Rajoy Outmaneuvers Puigdemont

Judging from "Catalonia Leader Turns Up in Belgium After Spain Seeks Prosecution," by Raphael Minder, Patrick Kingsley and Milan Schreurer, it appears that the government of Mariano Rajoy has learned from its mistake on October 1. Rather than react with force, the Spanish government has pinned its hopes of solving the problem of independence for Catalonia with elections in December.

This appears to have wrong-footed pro-independence leadership:
Not least, there was the important decision for separatist parties about whether to take part in regional elections called by Madrid or to risk sidelining themselves.

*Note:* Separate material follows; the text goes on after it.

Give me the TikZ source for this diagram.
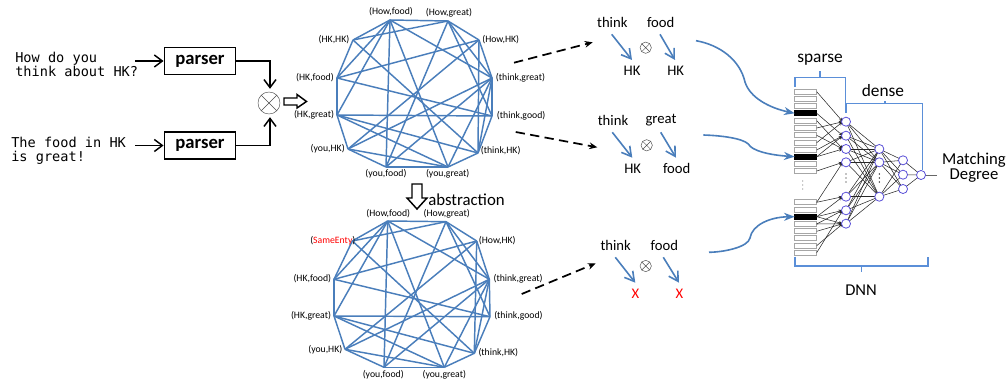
\documentclass[tikz,border=0pt]{standalone}
\usepackage{fontspec}
\setmainfont{Carlito}
\setmonofont{DejaVu Sans Mono}
\usetikzlibrary{arrows.meta,calc}
\definecolor{gblue}{HTML}{4A7EBB}
\definecolor{brblue}{HTML}{5B8FD8}
\definecolor{npur}{HTML}{5A50D8}
\tikzset{
 pedge/.style={draw=gblue,line width=1.1pt},
 plabel/.style={font=\fontsize{7.3}{9}\selectfont,inner sep=0pt},
 word/.style={font=\fontsize{13}{14}\selectfont,inner sep=0pt},
 gword/.style={font=\fontsize{11}{12}\selectfont,inner sep=0pt},
 mono/.style={font=\ttfamily\fontsize{10.2}{10.5}\selectfont,inner sep=0pt,align=left},
 parserbox/.style={draw=black,line width=1.2pt,minimum width=53.5pt,minimum height=20pt,inner sep=0pt,font=\bfseries\fontsize{14}{15}\selectfont},
 blk/.style={draw=black,line width=1.1pt,-{Straight Barb[length=6pt,width=9pt,line width=1.1pt]}},
 dashy/.style={draw=black,line width=1.3pt,dash pattern=on 7pt off 4pt,-{Stealth[length=6pt,width=5pt]}},
 blar/.style={draw=gblue,line width=1.2pt,-{Straight Barb[length=7pt,width=8pt,line width=1.2pt]}},
 curvy/.style={draw=gblue,line width=1.2pt,-{Stealth[length=8pt,width=6pt,inset=2.5pt]}},
 otim/.style={circle,draw=black!70,line width=.35pt,minimum size=#1,inner sep=0pt,path picture={
   \draw[black!70,line width=.35pt] (path picture bounding box.north west)--(path picture bounding box.south east)
   (path picture bounding box.north east)--(path picture bounding box.south west);}},
 cell/.style={draw=black!35,fill=white,line width=.6pt,minimum width=16.5pt,minimum height=3.9pt,inner sep=0pt,outer sep=0pt},
 hot/.style={draw=black,fill=black,line width=.6pt,minimum width=16.5pt,minimum height=3.9pt,inner sep=0pt,outer sep=0pt},
 neu/.style={circle,draw=npur,fill=white,line width=.6pt,minimum size=6.8pt,inner sep=0pt,outer sep=0pt},
 syn/.style={draw=black!85,line width=.4pt,-{Stealth[length=3pt,width=2.5pt]}},
 lnk/.style={draw=black!85,line width=.4pt},
 brk/.style={draw=brblue,line width=1pt},
 fat/.style={draw=black,fill=white,line width=1.1pt,line join=miter},
}
\newcommand{\chords}[1]{%
 \foreach \a/\b in {1/2,2/3,3/4,4/5,5/6,6/7,7/8,8/9,9/10,10/11,11/12,12/1,
   1/11,1/10,1/8,1/4,1/7,2/12,2/8,2/4,2/5,3/11,3/9,3/6,4/9,4/8,4/7,4/6,
   12/6,11/5,10/5,10/6,10/7,9/7}{\draw[pedge] (#1\a)--(#1\b);}}
\begin{document}
\begin{tikzpicture}[x=0.75pt,y=-0.75pt]
\useasboundingbox (0,0) rectangle (1007,381);
% left part
\node[mono,anchor=west] (s1) at (15,64) {How do you\\think about HK?};
\node[mono,anchor=west] (s2) at (11,151) {The food in HK\\is great!};
\node[parserbox] (pa) at (200,61) {parser};
\node[parserbox] (pb) at (200,145.5) {parser};
\node[otim=16.5pt] (ot) at (269,103) {};
\coordinate (ia) at (135,61); \coordinate (ib) at (135,145.5);
\draw[blk] (ia)--(pa);
\draw[blk] (ib)--(pb);
\draw[blk] (pa.east)-|($(ot.north)+(1,-3)$);
\draw[blk] (pb.east)-|($(ot.south)+(1,3)$);
\draw[fat] (284,98)--(297,98)--(297,94.5)--(306.5,101.5)--(297,108)--(297,105)--(284,105)--cycle;
\draw[fat] (412,184)--(412,198)--(407,198)--(417,209)--(427,198)--(422,198)--(422,184)--cycle;
\node[font=\fontsize{12.6}{14}\selectfont,inner sep=0pt,anchor=west] (abs) at (428,200) {abstraction};
% graph 1
\foreach \n/\x/\y in {1/390/20,2/448/21,3/479/40,4/492/78,5/492/116,6/478/153,7/448/167,8/386/167,9/348/149,10/337/115,11/337/78,12/353/40}
  \coordinate (a\n) at (\x,\y);
\chords{a}
\node[plabel] (la1) at (391,12) {(How,food)};
\node[plabel] (la2) at (449,13) {(How,great)};
\node[plabel] (la3) at (500.7,40) {(How,HK)};
\node[plabel,anchor=west] (la4) at (495.7,78) {(think,great)};
\node[plabel,anchor=west] (la5) at (496.7,116) {(think,good)};
\node[plabel] (la6) at (500.7,151) {(think,HK)};
\node[plabel] (la7) at (447.7,173.5) {(you,great)};
\node[plabel] (la8) at (386,173.5) {(you,food)};
\node[plabel] (la9) at (327.7,149) {(you,HK)};
\node[plabel] (la10) at (314,115) {(HK,great)};
\node[plabel] (la11) at (315,77.7) {(HK,food)};
\node[plabel] (la12) at (334,40) {(HK,HK)};
% graph 2
\foreach \n/\x/\y in {1/387.7/221,2/446/221.7,3/476.7/241,4/489.3/279.3,5/490/316.7,6/474.3/353.3,7/444.3/367.3,8/384/367.3,9/345/349.3,10/334/316,11/334/279.3,12/352.3/241}
  \coordinate (b\n) at (\x,\y);
\chords{b}
\node[plabel] (lb1) at (388.3,213.3) {(How,food)};
\node[plabel] (lb2) at (446.7,214) {(How,great)};
\node[plabel] (lb3) at (497.3,241) {(How,HK)};
\node[plabel,anchor=west] (lb4) at (493.3,279) {(think,great)};
\node[plabel,anchor=west] (lb5) at (494,316) {(think,good)};
\node[plabel] (lb6) at (498.3,352.3) {(think,HK)};
\node[plabel] (lb7) at (444.3,374.5) {(you,great)};
\node[plabel] (lb8) at (383.3,374.5) {(you,food)};
\node[plabel] (lb9) at (325.3,350) {(you,HK)};
\node[plabel] (lb10) at (311,316) {(HK,great)};
\node[plabel] (lb11) at (312.3,279) {(HK,food)};
\node[plabel,anchor=west] (lb12) at (310,241) {(\textcolor{red}{SameEnty})};
% dashed arrows
\coordinate (da1) at (514,62.7); \coordinate (da2) at (592.7,42.3);
\coordinate (db1) at (515.7,132); \coordinate (db2) at (597.3,147.3);
\coordinate (dc1) at (521.7,294); \coordinate (dc2) at (595.7,263.3);
\draw[dashy] (da1)--(da2);
\draw[dashy] (db1)--(db2);
\draw[dashy] (dc1)--(dc2);
% groups
\node[gword] (t1) at (612.3,22) {think};
\node[gword] (f1) at (660.7,22) {food};
\node[gword] (h1) at (632,71) {HK};
\node[gword] (h2) at (675.7,71) {HK};
\node[otim=8.5pt] (o1) at (645.7,47.7) {};
\coordinate (t1a) at (611.7,34.3); \coordinate (t1b) at (632,60);
\coordinate (f1a) at (660,34.3); \coordinate (f1b) at (675,60);
\draw[blar] (t1a)--(t1b);
\draw[blar] (f1a)--(f1b);
\node[gword] (t2) at (613,120) {think};
\node[gword] (f2) at (661,120) {great};
\node[gword] (h3) at (632.7,168.7) {HK};
\node[gword] (h4) at (676.7,168.7) {food};
\node[otim=8.5pt] (o2) at (646.7,145.3) {};
\coordinate (t2a) at (612.3,132.3); \coordinate (t2b) at (632.3,157.7);
\coordinate (f2a) at (660.7,132.3); \coordinate (f2b) at (676,157.7);
\draw[blar] (t2a)--(t2b);
\draw[blar] (f2a)--(f2b);
\node[gword] (t3) at (615.7,245) {think};
\node[gword] (f3) at (664.3,245) {food};
\node[gword,text=red] (x1) at (635.3,294) {X};
\node[gword,text=red] (x2) at (679.3,294) {X};
\node[otim=8.5pt] (o3) at (645.7,266) {};
\coordinate (t3a) at (615.3,257.3); \coordinate (t3b) at (635.3,282.7);
\coordinate (f3a) at (663.3,257.3); \coordinate (f3b) at (679,282.7);
\draw[blar] (t3a)--(t3b);
\draw[blar] (f3a)--(f3b);
% network cells
\foreach \n/\y in {1/91.7,2/99,3/106.3,5/120.7,6/128,7/135.3,8/142.7,9/150,11/163.7,12/171,13/202.3,14/209.7,16/224,17/231.3,18/238.3,19/245.7,20/252.7}
  \node[cell] (c\n) at (805.7,\y) {};
\foreach \n/\y in {4/113.3,10/156.7,15/216.7}
  \node[hot] (c\n) at (805.7,\y) {};
% layers
\foreach \n/\y in {1/121.7,2/135.7,3/149,4/162.3,5/196.7,6/210.3,7/223.7}
  \coordinate (m\n) at (846,\y);
\foreach \n/\y in {1/149,2/162.3,3/196.7}
  \coordinate (q\n) at (879.3,\y);
\foreach \n/\y in {1/160.3,2/174.7,3/189}
  \coordinate (r\n) at (903,\y);
\coordinate (out) at (921,175);
\coordinate (outend) at (937,175);
\foreach \a in {1,...,7}\foreach \b in {1,2,3}\draw[lnk] (m\a)--(q\b);
\foreach \a in {1,2,3}\foreach \b in {1,2,3}\draw[lnk] (q\a)--(r\b);
\foreach \a in {1,2,3}\draw[lnk] (r\a)--(out);
\draw[lnk,line width=.6pt,draw=black!60] (out)--(outend);
\foreach \a/\b in {1/1,4/2,5/3,6/1,8/1,7/3,9/2,10/3,10/2,12/4,13/4,13/5,15/5,15/6,15/7,16/6,16/7,17/7,19/7,20/6}
  \draw[syn] (c\a.east)--($(m\b)+(-3.2,0)$);
\foreach \n in {1,...,7}\node[neu] (mm\n) at (m\n) {};
\foreach \n in {1,2,3}\node[neu] (qq\n) at (q\n) {};
\foreach \n in {1,2,3}\node[neu] (rr\n) at (r\n) {};
\node[neu] (oo) at (out) {};
\foreach \p/\col in {846/black,879.3/black,802.7/black!50}
  \foreach \d in {-4,0,4}\fill[\col] (\p,{(\p==802.7 ? 185 : 178)+\d}) circle (.7);
% brackets
\draw[brk] (795,87)--(795,77.7)--(845.7,77.7)--(845.7,113);
\draw[brk] (820,77.7)--(820,71);
\draw[brk] (846.3,113)--(846.3,103.3)--(922.7,103.3)--(922.7,170);
\draw[brk] (885,103.3)--(885,101.5);
\draw[brk] (795,256.7)--(795,266)--(928,266)--(928,256.7);
\draw[brk] (861.7,266)--(861.7,272);
\node[word] (sp) at (820,60) {sparse};
\node[word] (de) at (883,91) {dense};
\node[font=\fontsize{12.4}{14}\selectfont,inner sep=0pt] (dn) at (861,290) {DNN};
\node[font=\fontsize{12.5}{14}\selectfont,inner sep=0pt] (m1) at (974,160) {Matching};
\node[font=\fontsize{12.5}{14}\selectfont,inner sep=0pt] (m2) at (974,176) {Degree};
% curves
\coordinate (ca) at (696,40.7); \coordinate (cb) at (703.3,135); \coordinate (cc) at (709,252.3);
\draw[curvy] (ca)..controls (720,45) and (740,60)..(745,82)..controls (750,98) and (770,108)..(c4.west);
\draw[curvy] (cb)..controls (720,135.5) and (742,138)..(748.3,144)..controls (752,151) and (770,155)..(c10.west);
\draw[curvy] (cc)..controls (725,252) and (748,247)..(750,238)..controls (752,225) and (770,217)..(c15.west);
\end{tikzpicture}
\end{document}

The two main Catalan parties — including Mr. Puigdemont’s Catalan European Democratic Party — said on Monday they would run in the elections, which are scheduled for Dec. 21, although perhaps no longer as part of the coalition that won the most parliamentary seats in 2015.
Germà Bel, a separatist Catalan lawmaker, said Mr. Puigdemont’s possible hopes of running a government from exile was “symbolic.”
“I don’t know of anyone who’s run a government from overseas,” he said. “Even Charles de Gaulle didn’t run a government from overseas.”
But he argued that it would be hard for Mr. Rajoy’s government to maintain control over Catalonia for an extended period.
The decision by pro-independence parties to take part in the December elections meant that they “at least implicitly” accept they are still part of Spain — no small concession.
“This election has been called by the Spanish government under Spanish law — and it will be an election run within the state,” Mr. Bel said.
When it comes to the polls, fear is usually a stronger motivation than hope. That's why I imagine that the pro-independence coalition of Carles Puigdemont will lose its majority in the regional government.